## start Source data

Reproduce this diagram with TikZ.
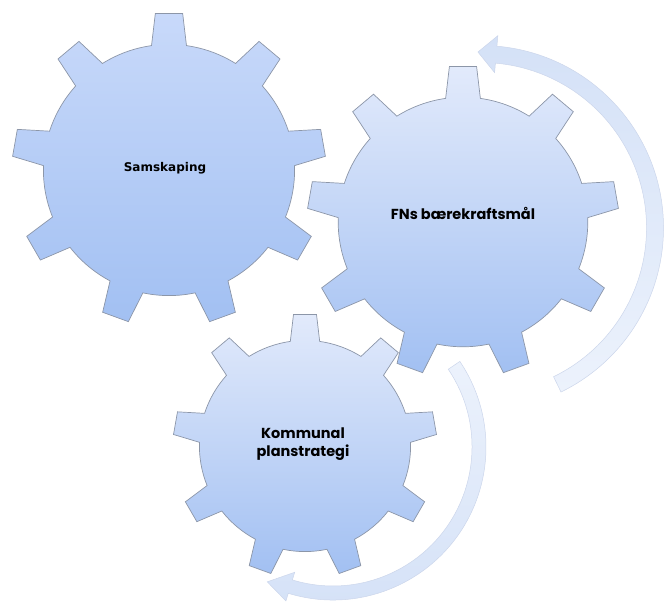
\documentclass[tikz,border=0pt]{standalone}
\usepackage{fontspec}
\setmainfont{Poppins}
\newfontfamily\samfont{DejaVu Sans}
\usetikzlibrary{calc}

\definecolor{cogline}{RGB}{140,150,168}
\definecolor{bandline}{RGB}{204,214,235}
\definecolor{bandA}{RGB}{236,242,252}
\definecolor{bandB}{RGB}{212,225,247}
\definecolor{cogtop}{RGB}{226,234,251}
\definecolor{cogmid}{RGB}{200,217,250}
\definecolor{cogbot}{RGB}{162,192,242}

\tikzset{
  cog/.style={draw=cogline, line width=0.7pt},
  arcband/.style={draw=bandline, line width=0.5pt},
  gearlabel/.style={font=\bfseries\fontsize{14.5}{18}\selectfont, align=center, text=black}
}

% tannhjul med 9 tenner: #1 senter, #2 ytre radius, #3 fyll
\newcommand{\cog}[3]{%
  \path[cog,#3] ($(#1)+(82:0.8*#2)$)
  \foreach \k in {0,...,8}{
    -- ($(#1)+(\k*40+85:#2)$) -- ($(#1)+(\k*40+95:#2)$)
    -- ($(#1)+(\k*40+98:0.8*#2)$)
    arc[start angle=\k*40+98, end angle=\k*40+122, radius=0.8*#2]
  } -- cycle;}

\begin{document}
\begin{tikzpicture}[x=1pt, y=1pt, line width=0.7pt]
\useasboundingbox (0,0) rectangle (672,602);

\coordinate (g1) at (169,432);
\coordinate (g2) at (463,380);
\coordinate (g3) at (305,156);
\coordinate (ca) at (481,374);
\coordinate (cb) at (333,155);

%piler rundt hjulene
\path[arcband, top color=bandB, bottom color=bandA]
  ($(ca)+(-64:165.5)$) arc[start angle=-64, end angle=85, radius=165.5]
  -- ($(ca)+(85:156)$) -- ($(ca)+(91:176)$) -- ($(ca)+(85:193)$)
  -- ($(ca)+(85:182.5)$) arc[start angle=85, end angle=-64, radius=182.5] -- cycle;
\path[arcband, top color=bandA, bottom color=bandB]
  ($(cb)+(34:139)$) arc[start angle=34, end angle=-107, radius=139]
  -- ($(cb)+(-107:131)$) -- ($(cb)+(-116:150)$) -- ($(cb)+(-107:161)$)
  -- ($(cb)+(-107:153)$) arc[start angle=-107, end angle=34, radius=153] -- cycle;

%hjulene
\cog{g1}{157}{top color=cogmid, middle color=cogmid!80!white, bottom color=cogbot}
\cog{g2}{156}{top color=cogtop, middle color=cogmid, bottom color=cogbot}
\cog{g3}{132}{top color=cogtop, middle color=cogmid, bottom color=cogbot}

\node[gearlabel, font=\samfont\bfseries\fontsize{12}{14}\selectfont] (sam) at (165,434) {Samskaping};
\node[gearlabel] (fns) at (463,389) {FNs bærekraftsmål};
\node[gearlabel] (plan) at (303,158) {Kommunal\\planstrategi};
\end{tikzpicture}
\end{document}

## end Source data

Job:
Return, unchanged, the lines from the first line of the material through the line that holds "(0,0) rectangle (672,602);", inclusive, omitting pictures.

Complete answer:
Reproduce this diagram with TikZ.
\documentclass[tikz,border=0pt]{standalone}
\usepackage{fontspec}
\setmainfont{Poppins}
\newfontfamily\samfont{DejaVu Sans}
\usetikzlibrary{calc}

\definecolor{cogline}{RGB}{140,150,168}
\definecolor{bandline}{RGB}{204,214,235}
\definecolor{bandA}{RGB}{236,242,252}
\definecolor{bandB}{RGB}{212,225,247}
\definecolor{cogtop}{RGB}{226,234,251}
\definecolor{cogmid}{RGB}{200,217,250}
\definecolor{cogbot}{RGB}{162,192,242}

\tikzset{
  cog/.style={draw=cogline, line width=0.7pt},
  arcband/.style={draw=bandline, line width=0.5pt},
  gearlabel/.style={font=\bfseries\fontsize{14.5}{18}\selectfont, align=center, text=black}
}

% tannhjul med 9 tenner: #1 senter, #2 ytre radius, #3 fyll
\newcommand{\cog}[3]{%
  \path[cog,#3] ($(#1)+(82:0.8*#2)$)
  \foreach \k in {0,...,8}{
    -- ($(#1)+(\k*40+85:#2)$) -- ($(#1)+(\k*40+95:#2)$)
    -- ($(#1)+(\k*40+98:0.8*#2)$)
    arc[start angle=\k*40+98, end angle=\k*40+122, radius=0.8*#2]
  } -- cycle;}

\begin{document}
\begin{tikzpicture}[x=1pt, y=1pt, line width=0.7pt]
\useasboundingbox (0,0) rectangle (672,602);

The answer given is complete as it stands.